§ Goal:
Examine each line of the data. Copy those that contain the string "seaborn".

BEGIN Source data

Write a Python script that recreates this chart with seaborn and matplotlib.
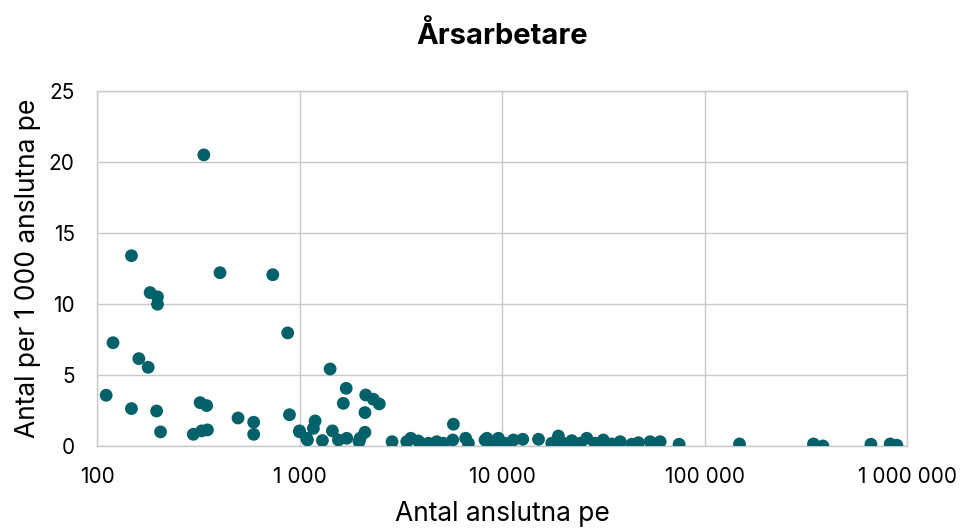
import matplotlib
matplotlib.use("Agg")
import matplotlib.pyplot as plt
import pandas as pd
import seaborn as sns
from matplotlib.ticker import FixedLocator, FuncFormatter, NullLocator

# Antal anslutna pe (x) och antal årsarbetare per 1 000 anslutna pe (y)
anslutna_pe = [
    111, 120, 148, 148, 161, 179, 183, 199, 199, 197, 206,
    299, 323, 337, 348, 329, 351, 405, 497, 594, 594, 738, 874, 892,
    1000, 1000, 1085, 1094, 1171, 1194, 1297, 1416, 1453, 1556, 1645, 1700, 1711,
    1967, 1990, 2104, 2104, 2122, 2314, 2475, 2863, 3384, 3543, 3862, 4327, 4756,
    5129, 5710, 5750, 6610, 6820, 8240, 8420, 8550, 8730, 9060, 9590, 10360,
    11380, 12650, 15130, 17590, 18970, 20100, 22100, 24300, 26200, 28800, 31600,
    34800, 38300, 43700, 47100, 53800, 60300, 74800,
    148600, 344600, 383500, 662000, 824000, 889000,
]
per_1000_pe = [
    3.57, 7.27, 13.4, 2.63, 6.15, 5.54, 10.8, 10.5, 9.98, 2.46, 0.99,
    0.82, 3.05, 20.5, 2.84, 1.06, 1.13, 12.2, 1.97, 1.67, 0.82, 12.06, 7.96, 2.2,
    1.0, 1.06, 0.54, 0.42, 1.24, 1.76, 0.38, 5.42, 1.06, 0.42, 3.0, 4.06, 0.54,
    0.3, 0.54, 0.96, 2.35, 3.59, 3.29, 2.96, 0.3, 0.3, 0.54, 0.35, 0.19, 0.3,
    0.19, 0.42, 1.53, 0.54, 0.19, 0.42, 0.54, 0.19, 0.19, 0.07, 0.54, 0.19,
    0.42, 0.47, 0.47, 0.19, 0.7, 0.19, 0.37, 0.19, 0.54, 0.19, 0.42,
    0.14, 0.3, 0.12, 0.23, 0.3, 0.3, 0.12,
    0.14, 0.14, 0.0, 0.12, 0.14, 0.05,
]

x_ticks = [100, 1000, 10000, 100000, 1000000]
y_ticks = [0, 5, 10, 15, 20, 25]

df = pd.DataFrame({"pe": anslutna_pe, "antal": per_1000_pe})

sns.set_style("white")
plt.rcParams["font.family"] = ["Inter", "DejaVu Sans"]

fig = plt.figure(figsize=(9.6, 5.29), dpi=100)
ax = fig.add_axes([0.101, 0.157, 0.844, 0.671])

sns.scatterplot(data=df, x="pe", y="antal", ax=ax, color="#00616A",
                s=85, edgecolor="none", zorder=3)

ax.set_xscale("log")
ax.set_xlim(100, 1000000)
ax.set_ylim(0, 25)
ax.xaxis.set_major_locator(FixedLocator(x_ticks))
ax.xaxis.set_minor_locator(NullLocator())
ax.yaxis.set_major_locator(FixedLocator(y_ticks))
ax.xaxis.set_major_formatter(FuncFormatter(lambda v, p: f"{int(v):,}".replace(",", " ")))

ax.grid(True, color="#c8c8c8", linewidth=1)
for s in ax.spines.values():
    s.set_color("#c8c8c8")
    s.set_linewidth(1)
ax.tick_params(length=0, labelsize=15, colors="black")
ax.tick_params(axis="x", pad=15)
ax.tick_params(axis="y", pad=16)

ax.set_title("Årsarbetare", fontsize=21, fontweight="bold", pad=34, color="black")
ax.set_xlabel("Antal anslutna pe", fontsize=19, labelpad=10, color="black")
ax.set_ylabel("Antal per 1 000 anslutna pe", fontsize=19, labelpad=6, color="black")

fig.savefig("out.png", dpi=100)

END Source data
BEGIN Source data

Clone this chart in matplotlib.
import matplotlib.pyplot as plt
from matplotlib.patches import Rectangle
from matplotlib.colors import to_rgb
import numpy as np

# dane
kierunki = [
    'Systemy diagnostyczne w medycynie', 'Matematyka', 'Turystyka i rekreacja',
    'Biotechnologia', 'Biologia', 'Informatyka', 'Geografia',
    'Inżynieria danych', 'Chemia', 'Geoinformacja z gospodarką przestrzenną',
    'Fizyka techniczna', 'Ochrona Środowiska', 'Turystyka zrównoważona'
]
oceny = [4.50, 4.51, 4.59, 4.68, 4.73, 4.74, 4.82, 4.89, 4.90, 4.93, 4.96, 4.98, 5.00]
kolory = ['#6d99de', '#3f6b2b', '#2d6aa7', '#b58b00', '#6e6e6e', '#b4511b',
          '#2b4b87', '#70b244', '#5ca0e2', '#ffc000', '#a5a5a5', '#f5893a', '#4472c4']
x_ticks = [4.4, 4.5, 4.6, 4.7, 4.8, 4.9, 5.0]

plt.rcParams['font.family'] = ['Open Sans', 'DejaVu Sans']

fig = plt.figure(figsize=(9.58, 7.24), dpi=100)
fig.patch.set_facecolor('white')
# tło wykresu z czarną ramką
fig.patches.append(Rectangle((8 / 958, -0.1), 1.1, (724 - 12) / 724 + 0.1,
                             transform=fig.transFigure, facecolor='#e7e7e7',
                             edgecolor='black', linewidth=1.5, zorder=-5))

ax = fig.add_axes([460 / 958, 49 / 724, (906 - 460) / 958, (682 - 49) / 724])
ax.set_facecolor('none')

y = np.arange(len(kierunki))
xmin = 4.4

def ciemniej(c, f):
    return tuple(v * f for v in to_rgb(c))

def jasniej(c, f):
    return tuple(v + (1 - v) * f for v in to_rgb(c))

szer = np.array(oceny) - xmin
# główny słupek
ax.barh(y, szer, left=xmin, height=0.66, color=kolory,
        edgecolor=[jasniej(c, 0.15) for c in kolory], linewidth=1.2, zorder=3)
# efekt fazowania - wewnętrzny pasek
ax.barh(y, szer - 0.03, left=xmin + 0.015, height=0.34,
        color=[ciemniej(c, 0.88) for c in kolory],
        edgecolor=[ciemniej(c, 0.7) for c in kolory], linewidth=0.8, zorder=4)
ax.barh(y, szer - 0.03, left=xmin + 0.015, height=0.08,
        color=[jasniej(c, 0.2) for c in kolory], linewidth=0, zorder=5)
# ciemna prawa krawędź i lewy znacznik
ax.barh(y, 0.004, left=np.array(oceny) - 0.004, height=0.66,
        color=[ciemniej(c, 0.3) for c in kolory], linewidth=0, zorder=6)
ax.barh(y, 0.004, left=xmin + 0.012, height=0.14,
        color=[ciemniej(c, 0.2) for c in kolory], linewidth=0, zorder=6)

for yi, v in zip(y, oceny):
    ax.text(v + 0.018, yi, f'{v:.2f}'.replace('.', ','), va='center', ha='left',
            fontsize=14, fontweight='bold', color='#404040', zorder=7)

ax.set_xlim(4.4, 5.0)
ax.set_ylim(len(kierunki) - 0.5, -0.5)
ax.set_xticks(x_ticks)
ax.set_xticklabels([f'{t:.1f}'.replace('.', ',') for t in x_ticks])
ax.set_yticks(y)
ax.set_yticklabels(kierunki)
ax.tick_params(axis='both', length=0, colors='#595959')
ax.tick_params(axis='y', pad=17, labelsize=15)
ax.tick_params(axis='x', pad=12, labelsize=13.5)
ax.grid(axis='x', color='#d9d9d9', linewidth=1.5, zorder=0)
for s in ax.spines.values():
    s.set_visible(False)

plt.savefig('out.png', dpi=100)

END Source data

§ Response to this task:
Write a Python script that recreates this chart with seaborn and matplotlib.
import seaborn as sns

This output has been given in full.